EXERCISE DIRECTIONS:
Skip the pictures. Reproduce all other material exactly.

■ ■ ■ ■ ■ ■ ■

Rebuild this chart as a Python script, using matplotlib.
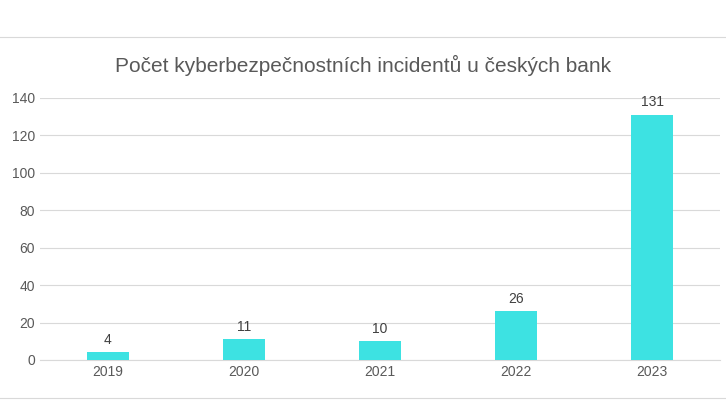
import matplotlib
matplotlib.use("Agg")
import matplotlib.pyplot as plt
from matplotlib.lines import Line2D

years = ["2019", "2020", "2021", "2022", "2023"]
values = [4, 11, 10, 26, 131]

plt.rcParams['font.family'] = ['Liberation Sans', 'DejaVu Sans']
fig = plt.figure(figsize=(7.26, 4.2), dpi=100)
ax = fig.add_axes([0.055, 0.143, 0.937, 0.624])
x = range(len(years))
ax.bar(x, values, width=0.31, color="#3DE2E2", zorder=3)
for i, v in zip(x, values):
    ax.text(i, v + 3, str(v), ha="center", va="bottom", fontsize=10, color="#404040")
ax.set_ylim(0, 140)
ax.set_yticks(range(0, 141, 20))
ax.set_xlim(-0.5, len(years) - 0.5)
ax.set_xticks(list(x))
ax.set_xticklabels(years)
ax.grid(axis="y", color="#d9d9d9", linewidth=0.8, zorder=0)
for s in ["top", "right", "left"]:
    ax.spines[s].set_visible(False)
ax.spines["bottom"].set_color("#d9d9d9")
ax.tick_params(length=0, labelsize=10, colors="#595959")
fig.text(0.5, 0.845, "Počet kyberbezpečnostních incidentů u českých bank",
         ha="center", va="center", fontsize=15, color="#595959")
fig.add_artist(Line2D([0, 1], [1 - 37/420] * 2, color="#d9d9d9", linewidth=0.8))
fig.add_artist(Line2D([0, 1], [1 - 398/420] * 2, color="#d9d9d9", linewidth=0.8))
fig.savefig("out.png", dpi=100)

■ ■ ■ ■ ■ ■ ■

ANSWER TO THIS PROBLEM:
Rebuild this chart as a Python script, using matplotlib.
import matplotlib
matplotlib.use("Agg")
import matplotlib.pyplot as plt
from matplotlib.lines import Line2D

years = ["2019", "2020", "2021", "2022", "2023"]
values = [4, 11, 10, 26, 131]

plt.rcParams['font.family'] = ['Liberation Sans', 'DejaVu Sans']
fig = plt.figure(figsize=(7.26, 4.2), dpi=100)
ax = fig.add_axes([0.055, 0.143, 0.937, 0.624])
x = range(len(years))
ax.bar(x, values, width=0.31, color="#3DE2E2", zorder=3)
for i, v in zip(x, values):
    ax.text(i, v + 3, str(v), ha="center", va="bottom", fontsize=10, color="#404040")
ax.set_ylim(0, 140)
ax.set_yticks(range(0, 141, 20))
ax.set_xlim(-0.5, len(years) - 0.5)
ax.set_xticks(list(x))
ax.set_xticklabels(years)
ax.grid(axis="y", color="#d9d9d9", linewidth=0.8, zorder=0)
for s in ["top", "right", "left"]:
    ax.spines[s].set_visible(False)
ax.spines["bottom"].set_color("#d9d9d9")
ax.tick_params(length=0, labelsize=10, colors="#595959")
fig.text(0.5, 0.845, "Počet kyberbezpečnostních incidentů u českých bank",
         ha="center", va="center", fontsize=15, color="#595959")
fig.add_artist(Line2D([0, 1], [1 - 37/420] * 2, color="#d9d9d9", linewidth=0.8))
fig.add_artist(Line2D([0, 1], [1 - 398/420] * 2, color="#d9d9d9", linewidth=0.8))
fig.savefig("out.png", dpi=100)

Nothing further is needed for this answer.